The proposed Euro 7 pollution regulations could force automakers to close factories in Europe, Luca de Meo, the new head of the European lobbying group ACEA, said, adding that investment to meet the rules would be better allocated to increasing electric-vehicle adoption.
De Meo, the CEO of Renault Group, gave his first address as head of ACEA on Tuesday. The organization has been shaken by the departure last year of Stellantis, Europe’s second-biggest group by volume after Volkswagen, as well as Volvo Cars.
The European auto industry is at a crossroads, de Meo said, facing pressure from regulators to sell only zero emission cars by 2035 while facing competitors from the U.S. and China with favorable trade measures.

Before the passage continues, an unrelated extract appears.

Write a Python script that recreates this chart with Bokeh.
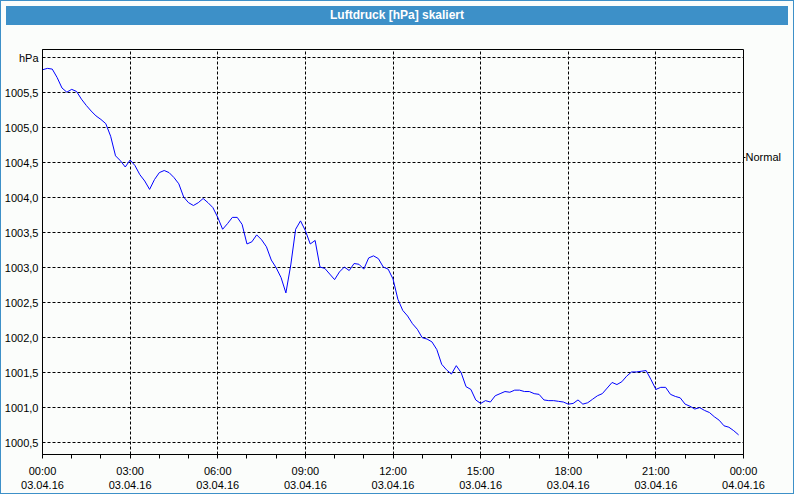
from bokeh.plotting import figure
from bokeh.models import FixedTicker, LinearAxis, Range1d, Div
from bokeh.layouts import column
from bokeh.embed import file_html
from bokeh.resources import INLINE

# Luftdruck (hPa), one reading every 10 minutes, 03.04.16 00:00 .. 23:50
pressure = [
    1005.83, 1005.85, 1005.84, 1005.72, 1005.57, 1005.51, 1005.55, 1005.52, 1005.41, 1005.32,
    1005.24, 1005.17, 1005.12, 1005.06, 1004.88, 1004.60, 1004.53, 1004.44, 1004.54, 1004.46,
    1004.33, 1004.24, 1004.12, 1004.26, 1004.36, 1004.39, 1004.36, 1004.29, 1004.20, 1004.01,
    1003.93, 1003.89, 1003.93, 1003.99, 1003.93, 1003.86, 1003.72, 1003.55, 1003.63, 1003.72,
    1003.72, 1003.62, 1003.34, 1003.37, 1003.47, 1003.40, 1003.30, 1003.11, 1003.00, 1002.86,
    1002.64, 1003.04, 1003.55, 1003.67, 1003.53, 1003.34, 1003.39, 1003.01, 1002.99, 1002.91,
    1002.83, 1002.94, 1003.01, 1002.96, 1003.06, 1003.05, 1002.98, 1003.14, 1003.17, 1003.13,
    1003.01, 1002.98, 1002.84, 1002.55, 1002.39, 1002.31, 1002.20, 1002.12, 1002.00, 1001.98,
    1001.94, 1001.83, 1001.62, 1001.54, 1001.48, 1001.60, 1001.50, 1001.30, 1001.26, 1001.11,
    1001.06, 1001.10, 1001.08, 1001.17, 1001.20, 1001.23, 1001.22, 1001.25, 1001.25, 1001.23,
    1001.23, 1001.20, 1001.19, 1001.11, 1001.10, 1001.10, 1001.09, 1001.08, 1001.05, 1001.06,
    1001.11, 1001.05, 1001.07, 1001.12, 1001.17, 1001.20, 1001.28, 1001.36, 1001.33, 1001.37,
    1001.45, 1001.51, 1001.51, 1001.52, 1001.53, 1001.40, 1001.26, 1001.29, 1001.29, 1001.19,
    1001.16, 1001.14, 1001.05, 1001.02, 1000.98, 1001.00, 1000.96, 1000.93, 1000.87, 1000.82,
    1000.74, 1000.72, 1000.67, 1000.61,
]
step_minutes = 10
x_hours = [i * step_minutes / 60 for i in range(len(pressure))]

x_ticks = [0, 3, 6, 9, 12, 15, 18, 21, 24]
x_labels = [
    "00:00\n03.04.16", "03:00\n03.04.16", "06:00\n03.04.16", "09:00\n03.04.16",
    "12:00\n03.04.16", "15:00\n03.04.16", "18:00\n03.04.16", "21:00\n03.04.16",
    "00:00\n04.04.16",
]
x_minor = list(range(25))

y_ticks = [1000.5, 1001.0, 1001.5, 1002.0, 1002.5, 1003.0, 1003.5, 1004.0,
           1004.5, 1005.0, 1005.5, 1006.0]
y_labels = ["1000,5", "1001,0", "1001,5", "1002,0", "1002,5", "1003,0", "1003,5",
            "1004,0", "1004,5", "1005,0", "1005,5", "hPa"]

normal_value = 1004.58
normal_label = "Normal"
title_text = "Luftdruck [hPa] skaliert"

FONT = "Liberation Sans"
BG = "#fbfdfb"
BLUE_BAR = "#3d90c8"

W = 782

p = figure(width=W, height=463, output_backend="svg", toolbar_location=None,
           x_range=Range1d(0, 24), y_range=Range1d(1000.33, 1006.12),
           min_border_left=38, min_border_right=38, min_border_top=19, min_border_bottom=37,
           background_fill_color=BG, border_fill_color=BG)

p.outline_line_color = "black"
p.outline_line_width = 1

xa = p.xaxis[0]
xa.ticker = FixedTicker(ticks=x_ticks, minor_ticks=x_minor)
xa.major_label_overrides = dict(zip(x_ticks, x_labels))
xa.major_tick_out = 0
xa.major_tick_in = 0
xa.minor_tick_out = 4
xa.minor_tick_in = 0
xa.minor_tick_line_color = "black"
xa.axis_line_color = "black"
xa.major_label_standoff = 6
xa.major_label_text_font = FONT
xa.major_label_text_font_size = "11px"
xa.major_label_text_color = "black"

ya = p.yaxis[0]
ya.ticker = FixedTicker(ticks=y_ticks, minor_ticks=[])
ya.major_label_overrides = dict(zip(y_ticks, y_labels))
ya.major_tick_out = 0
ya.major_tick_in = 0
ya.minor_tick_line_color = None
ya.axis_line_color = "black"
ya.major_label_standoff = 4
ya.major_label_text_font = FONT
ya.major_label_text_font_size = "11px"
ya.major_label_text_color = "black"

for g in (p.xgrid[0], p.ygrid[0]):
    g.grid_line_color = "black"
    g.grid_line_dash = "3 2"
    g.grid_line_width = 1
p.xgrid[0].ticker = FixedTicker(ticks=x_ticks[1:-1])

ra = LinearAxis(ticker=FixedTicker(ticks=[normal_value], minor_ticks=[]),
                major_label_overrides={normal_value: normal_label},
                axis_line_color=None, major_tick_out=2, major_tick_in=0,
                major_tick_line_color="black", minor_tick_line_color=None,
                major_label_standoff=0, major_label_text_font=FONT,
                major_label_text_font_size="11px", major_label_text_color="black")
p.add_layout(ra, "right")

p.line(x_hours, pressure, line_color="#0000ff", line_width=1)

title = Div(text=title_text, width=W, height=19,
            styles={"background-color": BLUE_BAR, "color": "white", "font-weight": "bold",
                    "text-align": "center", "font-family": FONT, "font-size": "12px",
                    "line-height": "19px"})

layout = column(title, p, spacing=0,
                styles={"border": "1px solid " + BLUE_BAR, "background-color": BG})
open("out.html", "w").write(file_html(layout, INLINE))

"They are not banning or regulating, but rather massively stimulating their industries," de Meo said, as he urged European regulators to respond to U.S. President Joe Biden’s Inflation Reduction Act, or I.R.A., which seeks to lure electric vehicle suppliers with $370 billion worth of clean-technology subsidies.

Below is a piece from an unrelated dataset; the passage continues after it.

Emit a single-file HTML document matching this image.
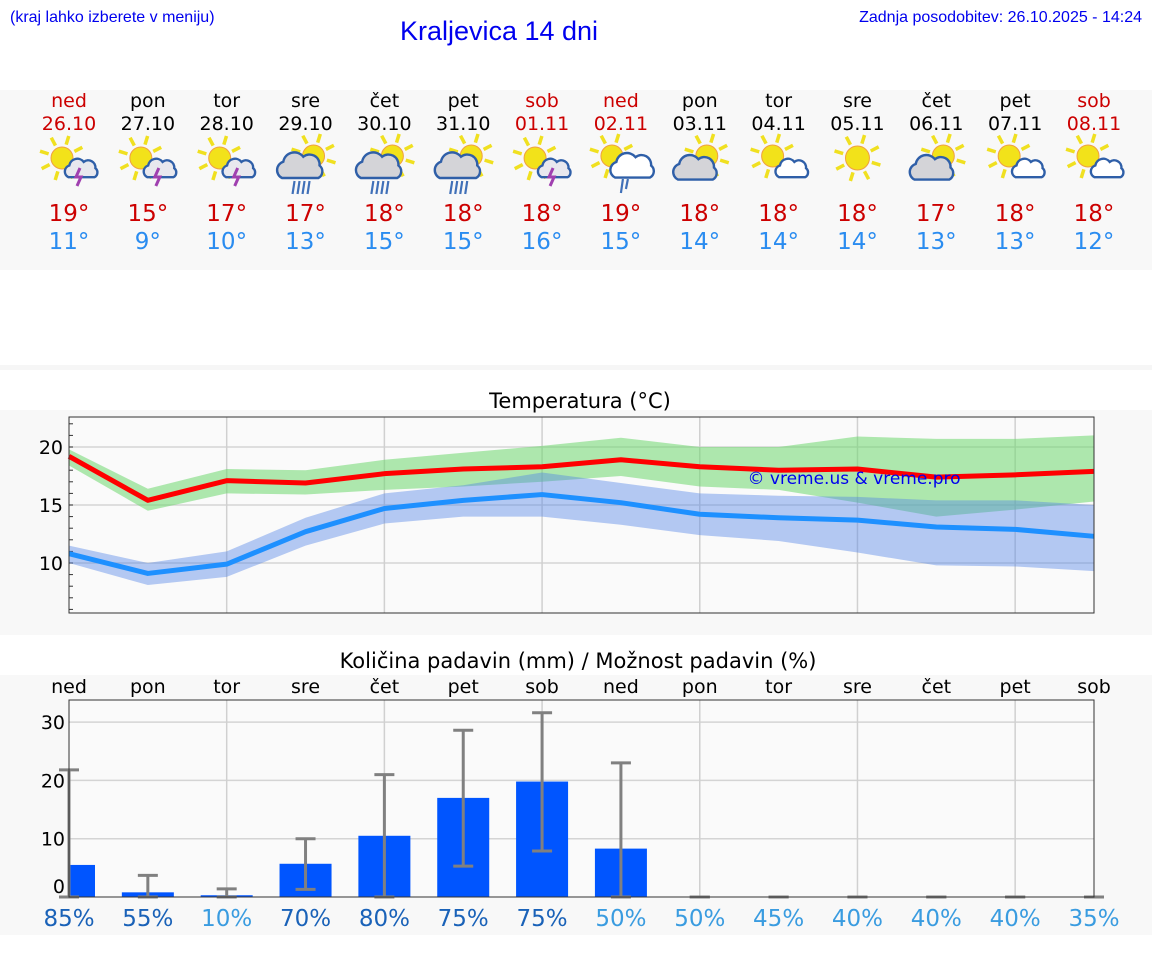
<!DOCTYPE html>
<html><head><meta charset="utf-8">
<style>
html,body{margin:0;padding:0;background:#fff;}
svg{display:block;font-family:"DejaVu Sans","Liberation Sans",sans-serif;}
</style></head>
<body>
<svg id="root" width="1152" height="975" viewBox="0 0 1152 975" xmlns="http://www.w3.org/2000/svg">
  <text x="10" y="22" font-family="Liberation Sans, sans-serif" font-size="16" fill="#0000ee">(kraj lahko izberete v meniju)</text>
  <text x="499" y="40" text-anchor="middle" font-family="Liberation Sans, sans-serif" font-size="27" fill="#0000ee">Kraljevica 14 dni</text>
  <text x="1142" y="22" text-anchor="end" font-family="Liberation Sans, sans-serif" font-size="16" fill="#0000ee">Zadnja posodobitev: 26.10.2025 - 14:24</text>
  <rect x="0" y="90" width="1152" height="180" fill="#f8f8f8"/>
  <rect x="0" y="365" width="1152" height="5" fill="#f6f6f6"/>
  <rect x="0" y="410" width="1152" height="225" fill="#f8f8f8"/>
  <text x="580" y="408" text-anchor="middle" font-size="21" fill="#000">Temperatura (°C)</text>
  <rect x="0" y="675" width="1152" height="260" fill="#f8f8f8"/>
  <text x="578" y="668" text-anchor="middle" font-size="21" fill="#000">Količina padavin (mm) / Možnost padavin (%)</text>
  <g id="strip"></g>
  <g id="temp"></g>
  <g id="precip"></g>
</svg>
<script>
const NS="http://www.w3.org/2000/svg";
const days=["ned","pon","tor","sre","čet","pet","sob","ned","pon","tor","sre","čet","pet","sob"];
const dates=["26.10","27.10","28.10","29.10","30.10","31.10","01.11","02.11","03.11","04.11","05.11","06.11","07.11","08.11"];
const weekend=[1,0,0,0,0,0,1,1,0,0,0,0,0,1];
const iconType=[0,0,0,1,1,1,0,2,3,4,5,3,4,4];
const hiDay=[19,15,17,17,18,18,18,19,18,18,18,17,18,18];
const loDay=[11,9,10,13,15,15,16,15,14,14,14,13,13,12];
const tMax=[19.2,15.4,17.1,16.9,17.7,18.1,18.3,18.9,18.3,18.0,18.1,17.4,17.6,17.9];
const tMaxHi=[19.8,16.4,18.1,18.0,18.9,19.5,20.1,20.8,20.0,20.0,20.9,20.7,20.7,21.0];
const tMaxLo=[18.4,14.5,16.0,15.9,16.3,16.6,17.0,17.5,16.6,16.3,15.2,14.0,14.6,15.3];
const tMin=[10.8,9.1,9.9,12.7,14.7,15.4,15.9,15.2,14.2,13.9,13.7,13.1,12.9,12.3];
const tMinHi=[11.5,10.0,11.0,13.9,16.0,16.7,17.8,16.9,16.0,15.8,15.7,15.4,15.4,15.0];
const tMinLo=[10.0,8.1,8.8,11.5,13.4,14.0,14.0,13.3,12.4,11.9,10.9,9.8,9.7,9.3];
const tTicks=[10,15,20];
const rain=[5.5,0.8,0.3,5.7,10.5,17.0,19.8,8.3,0,0,0,0,0,0];
const rainLo=[0,0,0,1.3,0,5.3,7.9,0,0,0,0,0,0,0];
const rainHi=[21.8,3.7,1.4,10.0,21.0,28.6,31.6,23.0,0,0,0,0,0,0];
const prob=[85,55,10,70,80,75,75,50,50,45,40,40,40,35];
const rTicks=[0,10,20,30];

function mk(tag,attrs,parent,txt){const e=document.createElementNS(NS,tag);for(const k in attrs)e.setAttribute(k,attrs[k]);if(txt!==undefined)e.textContent=txt;parent.appendChild(e);return e;}
const X0=69,X1=1094;
const dx=i=>X0+i*(X1-X0)/13;

const strip=document.getElementById('strip');
function sun(g,cx,cy,r){
  for(let k=0;k<8;k++){const a=k*Math.PI/4+0.3;mk('line',{x1:cx+Math.cos(a)*(r+3),y1:cy+Math.sin(a)*(r+3),x2:cx+Math.cos(a)*(r+12),y2:cy+Math.sin(a)*(r+12),stroke:'#f0e020','stroke-width':3.5},g);}
  mk('circle',{cx:cx,cy:cy,r:r,fill:'#f2e21a',stroke:'#f0a040','stroke-width':1},g);
}
function cloud(g,cx,cy,s,fill){
  mk('path',{d:`M${cx-14*s} ${cy+8*s} a${7*s} ${7*s} 0 0 1 ${1*s} ${-13*s} a${9*s} ${9*s} 0 0 1 ${16*s} ${-4*s} a${8*s} ${8*s} 0 0 1 ${13*s} ${7*s} a${6*s} ${6*s} 0 0 1 ${-1*s} ${10*s} z`,fill:fill,stroke:'#2f5fa8','stroke-width':2.4},g);
}
for(let i=0;i<14;i++){
  const x=dx(i);
  const c=weekend[i]?'#cc0000':'#000';
  const t1=mk('text',{x:x,y:107,'text-anchor':'middle','font-size':19,fill:c},strip,days[i]);
  
  
  const t2=mk('text',{x:x,y:130,'text-anchor':'middle','font-size':19,fill:c},strip,dates[i]);
  
  
  const g=mk('g',{},strip);
  
  
  const t=iconType[i];
  if(t===0){sun(g,x-7,158,11);cloud(g,x+12,170,0.9,'#e8e8ee');mk('path',{d:`M${x+11} 168 l-4 9 h5 l-4 9`,fill:'none',stroke:'#a040b0','stroke-width':3},g);}
  else if(t===1){sun(g,x+8,156,11);cloud(g,x-6,168,1.25,'#d4d4d8');for(let k=0;k<4;k++)mk('line',{x1:x-11+k*5,y1:181,x2:x-13+k*5,y2:194,stroke:'#4070b8','stroke-width':2.2},g);}
  else if(t===2){sun(g,x-9,156,11);cloud(g,x+11,168,1.2,'#fff');mk('line',{x1:x+2,y1:179,x2:x,y2:193,stroke:'#4070b8','stroke-width':2.2},g);mk('line',{x1:x+7,y1:179,x2:x+5,y2:189,stroke:'#4070b8','stroke-width':2.2},g);}
  else if(t===3){sun(g,x+7,156,11);cloud(g,x-5,170,1.2,'#d4d4d8');}
  else if(t===4){sun(g,x-6,156,11);cloud(g,x+13,170,0.9,'#fff');}
  else {sun(g,x,158,12);}
  const h=mk('text',{x:x,y:221,'text-anchor':'middle','font-size':23,fill:'#cc0000'},strip,hiDay[i]+'°');
  
  
  const l=mk('text',{x:x,y:249,'text-anchor':'middle','font-size':23,fill:'#2a8cf0'},strip,loDay[i]+'°');
  
  
}

const tg=document.getElementById('temp');
const TY0=417,TY1=613;
const ty=v=>563-(v-10)*11.6;
mk('rect',{x:X0,y:TY0,width:X1-X0,height:TY1-TY0,fill:'#fafafa'},tg);
for(const v of tTicks){mk('line',{x1:X0,x2:X1,y1:ty(v),y2:ty(v),stroke:'#d4d4d4','stroke-width':1.5},tg);
  const lab=mk('text',{x:X0-6,y:ty(v)+7,'text-anchor':'end','font-size':19,fill:'#000'},tg,String(v));
  
  }
for(let v=6;v<=22;v++)mk('line',{x1:X0,x2:X0+4,y1:ty(v),y2:ty(v),stroke:'#333','stroke-width':1},tg);
for(let i=2;i<14;i+=2)mk('line',{x1:dx(i),x2:dx(i),y1:TY0,y2:TY1,stroke:'#d0d0d0','stroke-width':1.5},tg);
function band(hi,lo,fill,name){let d='';for(let i=0;i<14;i++)d+=(i?'L':'M')+dx(i)+' '+ty(hi[i]);for(let i=13;i>=0;i--)d+='L'+dx(i)+' '+ty(lo[i]);
  const p=mk('path',{d:d+'Z',fill:fill},tg);}
function line(v,stroke,name){const p=mk('polyline',{points:v.map((a,i)=>dx(i)+','+ty(a)).join(' '),fill:'none',stroke:stroke,'stroke-width':5,'stroke-linejoin':'round'},tg);}
band(tMaxHi,tMaxLo,'rgba(110,215,110,0.55)','max-temp-range');
band(tMinHi,tMinLo,'rgba(80,130,230,0.42)','min-temp-range');
line(tMax,'#ff0000','max-temp-line');
line(tMin,'#1e90ff','min-temp-line');
const wm=mk('text',{x:854,y:484,'text-anchor':'middle','font-size':17,fill:'#0000ee'},tg,'© vreme.us & vreme.pro');


mk('rect',{x:X0,y:TY0,width:X1-X0,height:TY1-TY0,fill:'none',stroke:'#333','stroke-width':1},tg);

const pg=document.getElementById('precip');
const PY0=700,PY1=897;
const py=v=>897-v*5.83;
mk('rect',{x:X0,y:PY0,width:X1-X0,height:PY1-PY0,fill:'#fafafa'},pg);
for(const v of rTicks){if(v>0)mk('line',{x1:X0,x2:X1,y1:py(v),y2:py(v),stroke:'#d4d4d4','stroke-width':1.5},pg);
  const lab=mk('text',{x:X0-4,y:(v===0?py(v)-4:py(v)+7),'text-anchor':'end','font-size':19,fill:'#000'},pg,String(v));
  
  }
for(let i=2;i<14;i+=2)mk('line',{x1:dx(i),x2:dx(i),y1:PY0,y2:PY1,stroke:'#d0d0d0','stroke-width':1.5},pg);
for(let i=0;i<14;i++){
  const x=dx(i);
  const dl=mk('text',{x:x,y:693,'text-anchor':'middle','font-size':19,fill:'#000'},pg,days[i]);
  
  
  if(rain[i]>0){const bx=Math.max(X0,x-26),bw=x+26-bx;
    const b=mk('rect',{x:bx,y:py(rain[i]),width:bw,height:PY1-py(rain[i]),fill:'#0055ff'},pg);
    
    }
  const eg=mk('g',{stroke:'#808080','stroke-width':3},pg);
  
  
  mk('line',{x1:x,x2:x,y1:py(rainLo[i]),y2:py(rainHi[i])},eg);
  mk('line',{x1:x-10,x2:x+10,y1:py(rainHi[i]),y2:py(rainHi[i])},eg);
  mk('line',{x1:x-10,x2:x+10,y1:py(rainLo[i]),y2:py(rainLo[i])},eg);
  const pl=mk('text',{x:x,y:926,'text-anchor':'middle','font-size':23,fill:prob[i]>50?'#1a62b8':'#3a9ce0'},pg,prob[i]+'%');
  
  
}
mk('rect',{x:X0,y:PY0,width:X1-X0,height:PY1-PY0,fill:'none',stroke:'#333','stroke-width':1},pg);
</script>
</body></html>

European governments have criticized the I.R.A. as a protectionist measure.
De Meo described as "asymmetrical" the business and technological environment facing European automakers. "We've been open to welcoming newcomers," he said, noting that domestic automakers were losing share in Europe, "but are we properly watching out for the reciprocity principle that should normally regulate global trading architectures?"